American Access Casualty Company

the obstacle

Thanks to the freedoms afforded by the 10th amendment, states are free to govern themselves. And regulations abound from state-to-state dictating how insurance agencies must communicate with their insured customers—both online and by mail. As you can imagine, communicating in this environment can become a daunting task. Especially with millions of customers.

With day-to-day operations in states across the midwest, American Access Casualty Company had that exact problem. A problem made worse by the fact that their traditional partners couldn’t quite solve it in a scalable way. Thankfully, we are in no way traditional.

the opportunity

Building a data-driven solution for American Access’ communications is the sort of project we live for. In our eyes, the output (physically mailed offers and notices) was the easy part—a “known known” so to speak. But getting to the output—the data-driven workflow—that was more of a “known unknown.” While we mostly knew what to expect from their data at the outset, we also knew that as time went on the project would increase in complexity to an unknown degree.

That foreseen yet unknown element of the project is exactly why our Software Engineering team spearheaded the project. Engineers are great stewards of the unknown: gathering requirements to fill in any gaps, pondering all aspects of possibility, and narrowing the cone of uncertainty until as much of everything is known about the project as can possibly be known. In the same vein, engineers are notorious for their Agile methodologies and can adapt quickly to meet changing expectations along the way.

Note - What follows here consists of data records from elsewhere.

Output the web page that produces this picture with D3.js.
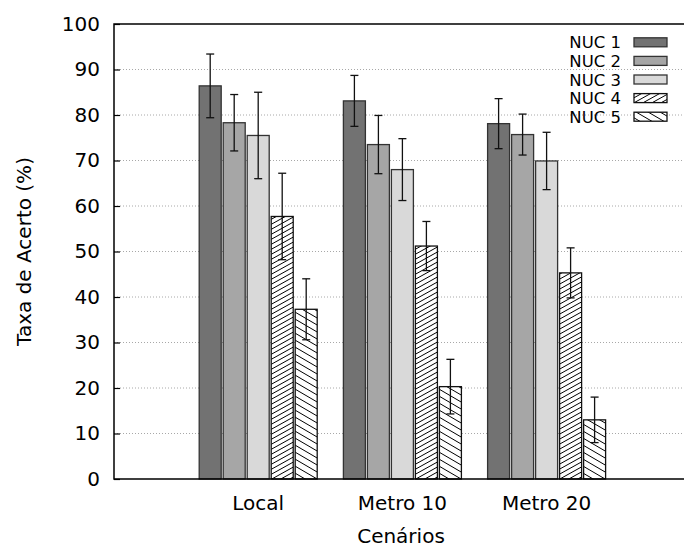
<!DOCTYPE html>
<html>
<head>
<meta charset="utf-8">
<script src="https://cdnjs.cloudflare.com/ajax/libs/d3/7.8.5/d3.min.js"></script>
<style>
  body { margin: 0; background: #fff; }
  svg { display: block; font-family: "DejaVu Sans", sans-serif; }
</style>
</head>
<body>
<svg id="chart" width="684" height="547"></svg>
<script>
// data
var cenarios = ["Local", "Metro 10", "Metro 20"];
var series = ["NUC 1", "NUC 2", "NUC 3", "NUC 4", "NUC 5"];
var nuc1 = [86.4, 83.1, 78.1];
var nuc2 = [78.3, 73.5, 75.7];
var nuc3 = [75.5, 68.0, 69.9];
var nuc4 = [57.7, 51.2, 45.3];
var nuc5 = [37.3, 20.3, 13.0];
var err1 = [7.0, 5.6, 5.5];
var err2 = [6.2, 6.4, 4.5];
var err3 = [9.5, 6.8, 6.3];
var err4 = [9.5, 5.4, 5.5];
var err5 = [6.7, 6.0, 5.0];
var yTicks = [0, 10, 20, 30, 40, 50, 60, 70, 80, 90, 100];

var values = [nuc1, nuc2, nuc3, nuc4, nuc5];
var errors = [err1, err2, err3, err4, err5];
var fills = ["#727272", "#a6a6a6", "#d9d9d9", "url(#hatch4)", "url(#hatch5)"];

var svg = d3.select("#chart");
var pLeft = 114, pTop = 24, pBottom = 479, pRight = 684;

var x = d3.scaleLinear().domain([-1, 3]).range([pLeft, pLeft + 4 * 144.2]);
var inner = d3.scaleBand().domain(series).range([-59, 59]).paddingInner(0.0833);
var y = d3.scaleLinear().domain([0, 100]).range([pBottom, pTop]);

// hatch patterns
var defs = svg.append("defs");
var p4 = defs.append("pattern").attr("id", "hatch4")
    .attr("patternUnits", "userSpaceOnUse").attr("width", 9).attr("height", 5);
p4.append("rect").attr("width", 9).attr("height", 5).attr("fill", "#fff");
p4.append("path").attr("d", "M-9,10L18,-5M-9,5L18,-10M-9,15L18,0")
    .attr("stroke", "#000").attr("stroke-width", 1).attr("fill", "none");
var p5 = defs.append("pattern").attr("id", "hatch5")
    .attr("patternUnits", "userSpaceOnUse").attr("width", 12).attr("height", 7);
p5.append("rect").attr("width", 12).attr("height", 7).attr("fill", "#fff");
p5.append("path").attr("d", "M-12,-7L24,14M-12,-14L24,7M-12,0L24,21")
    .attr("stroke", "#000").attr("stroke-width", 1).attr("fill", "none");

// grid
svg.append("g").selectAll("line")
  .data(yTicks.filter(function(d) { return d > 0 && d < 100; }))
  .enter().append("line")
    .attr("x1", pLeft).attr("x2", pRight)
    .attr("y1", function(d) { return y(d); })
    .attr("y2", function(d) { return y(d); })
    .attr("stroke", "#a8a8a8").attr("stroke-width", 1)
    .attr("stroke-dasharray", "1,2");

// bars
series.forEach(function(s, si) {
  var g = svg.append("g");
  g.selectAll("rect").data(values[si]).enter().append("rect")
    .attr("x", function(d, i) { return x(i) + inner(s); })
    .attr("width", inner.bandwidth())
    .attr("y", function(d) { return y(d); })
    .attr("height", function(d) { return pBottom - y(d); })
    .attr("fill", fills[si])
    .attr("stroke", si < 3 ? "#333" : "#111")
    .attr("stroke-width", 1.3);
});

// error bars
series.forEach(function(s, si) {
  var g = svg.append("g").attr("stroke", "#111").attr("stroke-width", 1.3);
  values[si].forEach(function(v, i) {
    var cx = x(i) + inner(s) + inner.bandwidth() / 2;
    var lo = v - errors[si][i], hi = v + errors[si][i];
    g.append("line").attr("x1", cx).attr("x2", cx).attr("y1", y(lo)).attr("y2", y(hi));
    g.append("line").attr("x1", cx - 4).attr("x2", cx + 4).attr("y1", y(lo)).attr("y2", y(lo));
    g.append("line").attr("x1", cx - 4).attr("x2", cx + 4).attr("y1", y(hi)).attr("y2", y(hi));
  });
});

// frame
svg.append("path")
  .attr("d", "M" + pRight + "," + pTop + "H" + pLeft + "V" + pBottom + "H" + pRight)
  .attr("fill", "none").attr("stroke", "#000").attr("stroke-width", 1.5);

// y axis (ticks point inward)
var yAxis = d3.axisLeft(y).tickValues(yTicks).tickSize(-6).tickPadding(14);
var ya = svg.append("g").attr("transform", "translate(" + pLeft + ",0)").call(yAxis);
ya.select(".domain").remove();
ya.selectAll(".tick line").attr("stroke", "#000").attr("stroke-width", 1.2);
ya.selectAll("text").attr("font-size", 20).attr("font-family", "DejaVu Sans").attr("fill", "#000");

// x labels
svg.append("g").selectAll("text").data(cenarios).enter().append("text")
  .attr("x", function(d, i) { return x(i); })
  .attr("y", 510)
  .attr("text-anchor", "middle")
  .attr("font-size", 20)
  .text(function(d) { return d; });

svg.append("text").attr("x", 401).attr("y", 543)
  .attr("text-anchor", "middle").attr("font-size", 20).text("Cenários");

svg.append("text")
  .attr("transform", "translate(31," + ((pTop + pBottom) / 2) + ") rotate(-90)")
  .attr("text-anchor", "middle").attr("font-size", 20).text("Taxa de Acerto (%)");

// legend
var leg = svg.append("g");
series.forEach(function(s, si) {
  var cy = 42.3 + 18.6 * si;
  leg.append("text").attr("x", 621).attr("y", cy + 6)
    .attr("text-anchor", "end").attr("font-size", 16.5).text(s);
  leg.append("rect").attr("x", 634).attr("y", cy - 4.5)
    .attr("width", 33).attr("height", 9)
    .attr("fill", fills[si]).attr("stroke", si < 3 ? "#333" : "#111").attr("stroke-width", 1.3);
});
</script>
</body>
</html>
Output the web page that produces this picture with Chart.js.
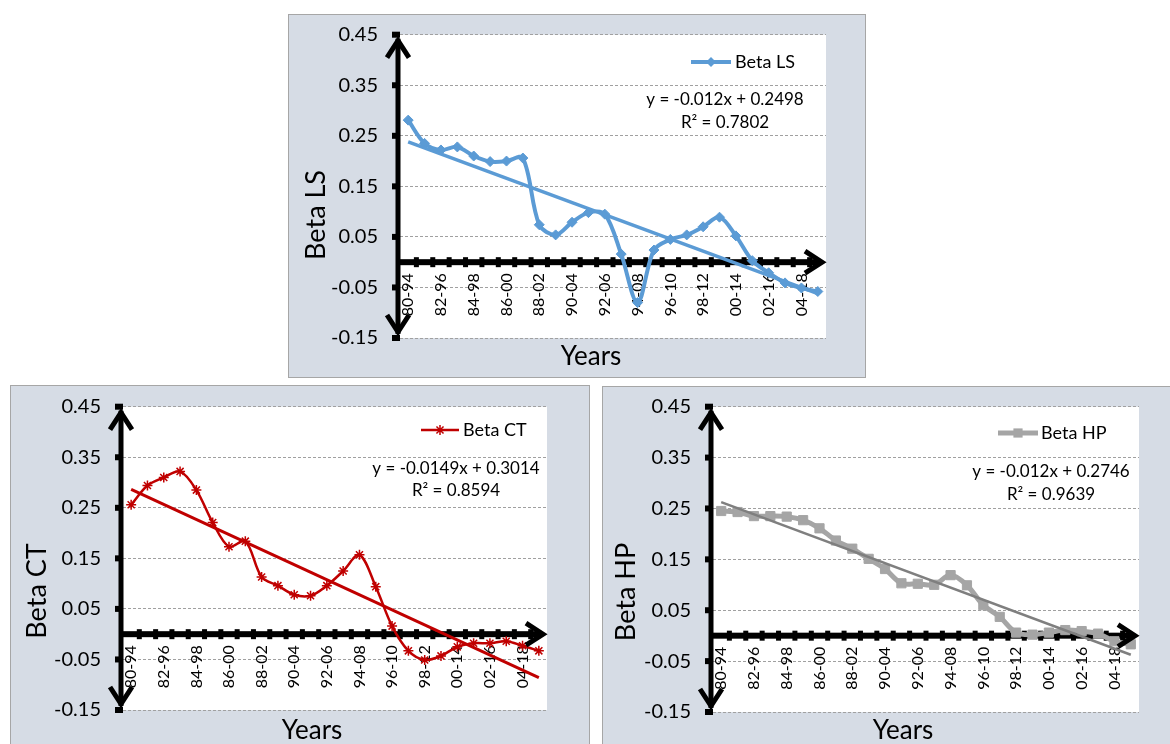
<!DOCTYPE html>
<html>
<head>
<meta charset="utf-8">
<script src="https://cdn.jsdelivr.net/npm/chart.js@4.4.0/dist/chart.umd.min.js"></script>
<style>
  html, body { margin: 0; padding: 0; background: #ffffff; width: 1170px; height: 744px; overflow: hidden; }
  .panel { position: absolute; background: #d6dce5; border: 1px solid #a6a6a6; box-sizing: border-box; }
  .panel canvas { position: absolute; left: -1px; top: -1px; }
</style>
</head>
<body>
<div class="panel" style="left:288px; top:14px; width:578px; height:364px;"><canvas id="cLS" width="578" height="364"></canvas></div>
<div class="panel" style="left:10px; top:385px; width:580px; height:365px;"><canvas id="cCT" width="580" height="365"></canvas></div>
<div class="panel" style="left:602px; top:386px; width:580px; height:365px;"><canvas id="cHP" width="580" height="365"></canvas></div>

<script>
// Rolling 15-year windows
const CATEGORIES = ['80-94','81-95','82-96','83-97','84-98','85-99','86-00','87-01','88-02','89-03',
                    '90-04','91-05','92-06','93-07','94-08','95-09','96-10','97-11','98-12','99-13',
                    '00-14','01-15','02-16','03-17','04-18','05-19'];

const Y_TICKS = [-0.15, -0.05, 0.05, 0.15, 0.25, 0.35, 0.45];

const BETA_LS = [0.281, 0.235, 0.222, 0.228, 0.210, 0.199, 0.200, 0.206, 0.074, 0.054,
                 0.079, 0.098, 0.095, 0.016, -0.080, 0.024, 0.045, 0.054, 0.070, 0.089,
                 0.052, 0.003, -0.021, -0.041, -0.051, -0.058];

const BETA_CT = [0.256, 0.294, 0.310, 0.322, 0.285, 0.221, 0.173, 0.184, 0.113, 0.096,
                 0.078, 0.076, 0.096, 0.125, 0.157, 0.094, 0.016, -0.033, -0.051, -0.043,
                 -0.025, -0.018, -0.018, -0.014, -0.023, -0.033];

const BETA_HP = [0.245, 0.243, 0.235, 0.235, 0.234, 0.227, 0.211, 0.187, 0.171, 0.151,
                 0.131, 0.103, 0.102, 0.100, 0.119, 0.099, 0.060, 0.037, 0.006, 0.002,
                 0.006, 0.011, 0.009, 0.004, -0.011, -0.017];

// Linear trendlines: [slope, intercept] with x = 1 .. 26, and their R²
const TREND_LS = [-0.012, 0.2498];
const TREND_CT = [-0.0149, 0.3014];
const TREND_HP = [-0.012, 0.2746];
const R2_LS = 0.7802;
const R2_CT = 0.8594;
const R2_HP = 0.9639;

Chart.defaults.font.family = 'Lato, "Open Sans", sans-serif';

function trendSeries(tr) {
  const n = CATEGORIES.length;
  return CATEGORIES.map((c, i) => (i === 0 || i === n - 1) ? tr[1] + tr[0] * (i + 1) : null);
}

function drawMarker(ctx, style, x, y, r, color) {
  ctx.save();
  ctx.fillStyle = color;
  ctx.strokeStyle = color;
  if (style === 'rectRot') {
    ctx.beginPath();
    ctx.moveTo(x, y - r); ctx.lineTo(x + r, y); ctx.lineTo(x, y + r); ctx.lineTo(x - r, y);
    ctx.closePath(); ctx.fill();
  } else if (style === 'rect') {
    const s = r * Math.SQRT1_2;
    ctx.fillRect(x - s, y - s, 2 * s, 2 * s);
  } else if (style === 'star') {
    ctx.lineWidth = 1.5;
    ctx.beginPath();
    for (let k = 0; k < 4; k++) {
      const a = k * Math.PI / 4;
      ctx.moveTo(x - r * Math.cos(a), y - r * Math.sin(a));
      ctx.lineTo(x + r * Math.cos(a), y + r * Math.sin(a));
    }
    ctx.stroke();
  }
  ctx.restore();
}

const PANELS = [
  { canvas: 'cLS', w: 578, h: 364, area: { left: 112, top: 20.7, right: 538, bottom: 324 },
    name: 'Beta LS', data: BETA_LS, trend: TREND_LS, r2: R2_LS,
    color: '#5b9bd5', lineWidth: 4, trendColor: '#5b9bd5', trendWidth: 3.5,
    marker: 'rectRot', markerRadius: 5,
    legend: { x0: 403, x1: 443, y: 48, tx: 447 }, eq: { x: 437, y: 86, y2: 109 },
    yTitle: { x: 28, y: 201 }, xTitle: { x: 303, y: 343 } },
  { canvas: 'cCT', w: 580, h: 365, area: { left: 113, top: 21.7, right: 537, bottom: 325 },
    name: 'Beta CT', data: BETA_CT, trend: TREND_CT, r2: R2_CT,
    color: '#c00000', lineWidth: 2.5, trendColor: '#c00000', trendWidth: 3,
    marker: 'star', markerRadius: 5,
    legend: { x0: 411, x1: 449, y: 45, tx: 453 }, eq: { x: 446, y: 84, y2: 106 },
    yTitle: { x: 27, y: 206 }, xTitle: { x: 302, y: 346 } },
  { canvas: 'cHP', w: 580, h: 365, area: { left: 111, top: 20.7, right: 537, bottom: 326 },
    name: 'Beta HP', data: BETA_HP, trend: TREND_HP, r2: R2_HP,
    color: '#a5a5a5', lineWidth: 5, trendColor: '#7f7f7f', trendWidth: 2.5,
    marker: 'rect', markerRadius: 6.5,
    legend: { x0: 396, x1: 436, y: 47, tx: 439 }, eq: { x: 449, y: 86, y2: 109 },
    yTitle: { x: 24, y: 206 }, xTitle: { x: 301, y: 345 } }
];

function makeChart(p) {
  const decor = {
    id: 'decor',
    beforeDraw(chart) {
      const { ctx, chartArea: a } = chart;
      ctx.save();
      ctx.fillStyle = '#ffffff';
      ctx.fillRect(a.left, a.top, a.right - a.left, a.bottom - a.top);
      ctx.restore();
    },
    beforeDatasetsDraw(chart) {
      const { ctx, chartArea: a } = chart;
      const xs = chart.scales.x, ys = chart.scales.y;
      const y0 = ys.getPixelForValue(0);
      const ax = a.left - 2;
      ctx.save();
      ctx.fillStyle = '#000000';
      // zero line with tick marks between categories
      ctx.fillRect(ax, y0 - 3, a.right - ax - 6, 6);
      const step = xs.getPixelForValue(1) - xs.getPixelForValue(0);
      for (let i = 1; i < CATEGORIES.length; i++) {
        const x = xs.getPixelForValue(i) - step / 2;
        ctx.fillRect(x - 2.5, y0 - 5, 5, 10);
      }
      // value axis and its tick marks
      Y_TICKS.forEach(v => {
        const y = ys.getPixelForValue(v);
        ctx.fillRect(ax - 6, y - 3, 8, 6);
      });
      ctx.fillRect(ax - 2.5, a.top + 4, 5, a.bottom - a.top - 8);
      ctx.restore();
    },
    afterDatasetsDraw(chart) {
      const { ctx, chartArea: a } = chart;
      const y0 = chart.scales.y.getPixelForValue(0);
      const ax = a.left - 2;
      ctx.save();
      ctx.strokeStyle = '#000000';
      ctx.lineWidth = 5;
      ctx.lineJoin = 'miter';
      ctx.lineCap = 'butt';
      ctx.beginPath();
      ctx.moveTo(ax - 11, a.top + 23); ctx.lineTo(ax, a.top + 6); ctx.lineTo(ax + 11, a.top + 23);
      ctx.stroke();
      ctx.beginPath();
      ctx.moveTo(ax - 11, a.bottom - 23); ctx.lineTo(ax, a.bottom - 6); ctx.lineTo(ax + 11, a.bottom - 23);
      ctx.stroke();
      ctx.beginPath();
      ctx.moveTo(a.right - 21, y0 - 11); ctx.lineTo(a.right - 4, y0); ctx.lineTo(a.right - 21, y0 + 11);
      ctx.stroke();
      ctx.restore();
    },
    afterDraw(chart) {
      const ctx = chart.ctx;
      ctx.save();
      // legend
      ctx.strokeStyle = p.color;
      ctx.lineWidth = p.lineWidth;
      ctx.beginPath();
      ctx.moveTo(p.legend.x0, p.legend.y); ctx.lineTo(p.legend.x1, p.legend.y);
      ctx.stroke();
      drawMarker(ctx, p.marker, (p.legend.x0 + p.legend.x1) / 2, p.legend.y, p.markerRadius, p.color);
      ctx.fillStyle = '#000000';
      ctx.font = '18px Lato';
      ctx.textAlign = 'left';
      ctx.textBaseline = 'middle';
      ctx.fillText(p.name, p.legend.tx, p.legend.y);
      // trendline equation
      ctx.font = '17px Lato';
      ctx.textAlign = 'center';
      ctx.fillText('y = ' + p.trend[0] + 'x + ' + p.trend[1], p.eq.x, p.eq.y);
      ctx.fillText('R\u00b2 = ' + p.r2, p.eq.x, p.eq.y2);
      // axis titles
      ctx.font = '26px Lato';
      ctx.fillText('Years', p.xTitle.x, p.xTitle.y);
      ctx.translate(p.yTitle.x, p.yTitle.y);
      ctx.rotate(-Math.PI / 2);
      ctx.font = '27px Lato';
      ctx.fillText(p.name, 0, 0);
      ctx.restore();
    }
  };

  return new Chart(document.getElementById(p.canvas), {
    type: 'line',
    data: {
      labels: CATEGORIES,
      datasets: [
        {
          label: p.name + ' trend',
          data: trendSeries(p.trend),
          borderColor: p.trendColor,
          borderWidth: p.trendWidth,
          pointRadius: 0,
          spanGaps: true,
          tension: 0
        },
        {
          label: p.name,
          data: p.data,
          borderColor: p.color,
          backgroundColor: p.color,
          borderWidth: p.lineWidth,
          pointStyle: p.marker,
          pointRadius: p.markerRadius,
          pointBorderWidth: p.marker === 'star' ? 1.5 : 1,
          pointBorderColor: p.color,
          pointBackgroundColor: p.color,
          tension: 0.33
        }
      ]
    },
    options: {
      responsive: false,
      animation: false,
      events: [],
      layout: { padding: { left: 0, top: p.area.top, right: p.w - p.area.right, bottom: p.h - p.area.bottom } },
      plugins: { legend: { display: false }, tooltip: { enabled: false }, title: { display: false } },
      scales: {
        x: {
          type: 'category',
          offset: true,
          position: { y: 0 },
          grid: { display: false, drawTicks: false, offset: true },
          border: { display: false },
          ticks: {
            autoSkip: false, minRotation: 90, maxRotation: 90, padding: 11,
            color: '#000000', font: { size: 16 },
            callback: (v, i) => (i % 2 === 0 ? CATEGORIES[i] : '')
          }
        },
        y: {
          min: -0.15, max: 0.45,
          afterBuildTicks: s => { s.ticks = Y_TICKS.map(v => ({ value: v })); },
          afterFit: s => { s.width = p.area.left; s.paddingTop = 0; s.paddingBottom = 0; },
          grid: { color: '#a0a0a0', lineWidth: 1, drawTicks: false },
          border: { display: false, dash: [3, 2] },
          ticks: { padding: 22, color: '#000000', font: { size: 20 }, callback: v => v.toFixed(2) }
        }
      }
    },
    plugins: [decor]
  });
}

PANELS.forEach(makeChart);
</script>
</body>
</html>
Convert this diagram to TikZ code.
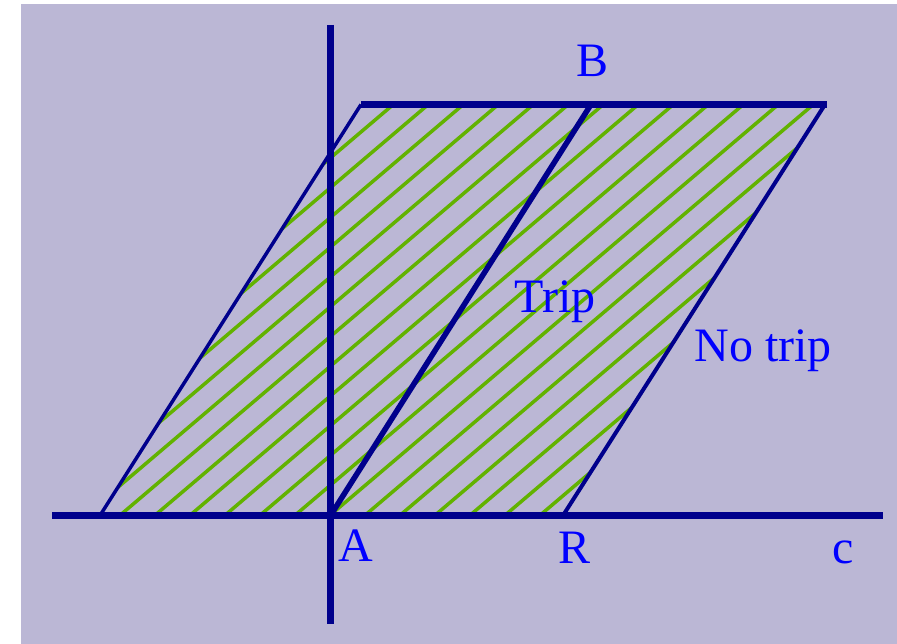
\documentclass[tikz,border=0pt]{standalone}
\usepackage{fontspec}
\setmainfont{Liberation Serif}
\usepackage{tikz}
\usetikzlibrary{calc}
\definecolor{plotBack}{RGB}{187,183,213}
\definecolor{plotNavy}{RGB}{0,0,140}
\definecolor{plotHatch}{RGB}{98,178,0}
\definecolor{plotText}{RGB}{0,0,255}
\tikzset{axisline/.style={plotNavy,line width=7pt},
	edgeline/.style={plotNavy,line width=3.5pt},
	hatchline/.style={plotHatch,line width=3.5pt}}
\newcommand{\ptlabel}[3]{\node[anchor=base,inner sep=0pt,text=plotText,font=\fontsize{48}{48}\selectfont] (#1) at #2 {#3};}
\newcommand{\hatchrow}[1]{\draw[hatchline] ({#1-60},585) -- ++(600,-510);}

\begin{document}
\begin{tikzpicture}[x=1pt,y=-1pt]
		\fill[white] (0,0) rectangle (897,644);
		\fill[plotBack] (21,4) rectangle (897,644);
		\useasboundingbox (0,0) rectangle (897,644);
		\coordinate (origin) at (330.5,515.5); \coordinate (xStart) at (52,515.5); \coordinate (xEnd) at (883,515.5);
		\coordinate (yStart) at (330.5,25); \coordinate (yEnd) at (330.5,624);
		\coordinate (cornerL) at (100,515.5); \coordinate (cornerTL) at (361,104.5);
		\coordinate (cornerTR) at (825,104.5); \coordinate (cornerR) at (563,515.5);
		\coordinate (midTop) at (591,104.5);
		\begin{scope}
			\clip (cornerL) -- (cornerTL) -- (cornerTR) -- (cornerR) -- cycle;
			\foreach \k in {-8,...,13} {\hatchrow{133+35*\k}}
		\end{scope}
		\draw[edgeline] (cornerL) -- (cornerTL);
		\draw[edgeline,line width=4pt] (cornerR) -- (cornerTR);
		\draw[edgeline,line width=5.5pt] (origin) -- (midTop);
		\draw[axisline] (cornerTL) -- ($(cornerTR)+(2,0)$);
		\draw[axisline] (xStart) -- (xEnd);
		\draw[axisline] (yStart) -- (yEnd);
		\ptlabel{labB}{(593,77)}{B}\ptlabel{labTrip}{(555,313)}{Trip}\ptlabel{labNoTrip}{(763,361)}{No trip}
		\ptlabel{labA}{(356,561)}{A}\ptlabel{labR}{(575,563)}{R}\ptlabel{labC}{(843,563)}{c}
\end{tikzpicture}
\end{document}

Ultimately, our team built a system that delivers tens of thousands of mailed items per day. More importantly, however, it can scale upwards as American Access grows. We worked in conjunction with their IT department to develop the metrics, alerts, and escalation paths to ensure the system’s operability. And—more benefits of having our Software Engineering team lead the project—when we inevitably ran into the limitations of off-the-shelf software, we simply wrote our own.

the optimism

In a world where the Big Data wave has crested, you must focus on unlocking the true potential of your organization’s data. You can continue building all the data warehouses and business intelligence dashboards you want, but if your investment stops at the harvesting or insight stage, you’re not capitalizing on it. Put simply, knowing more about your customers should ultimately provide them a more productive experience with your brand.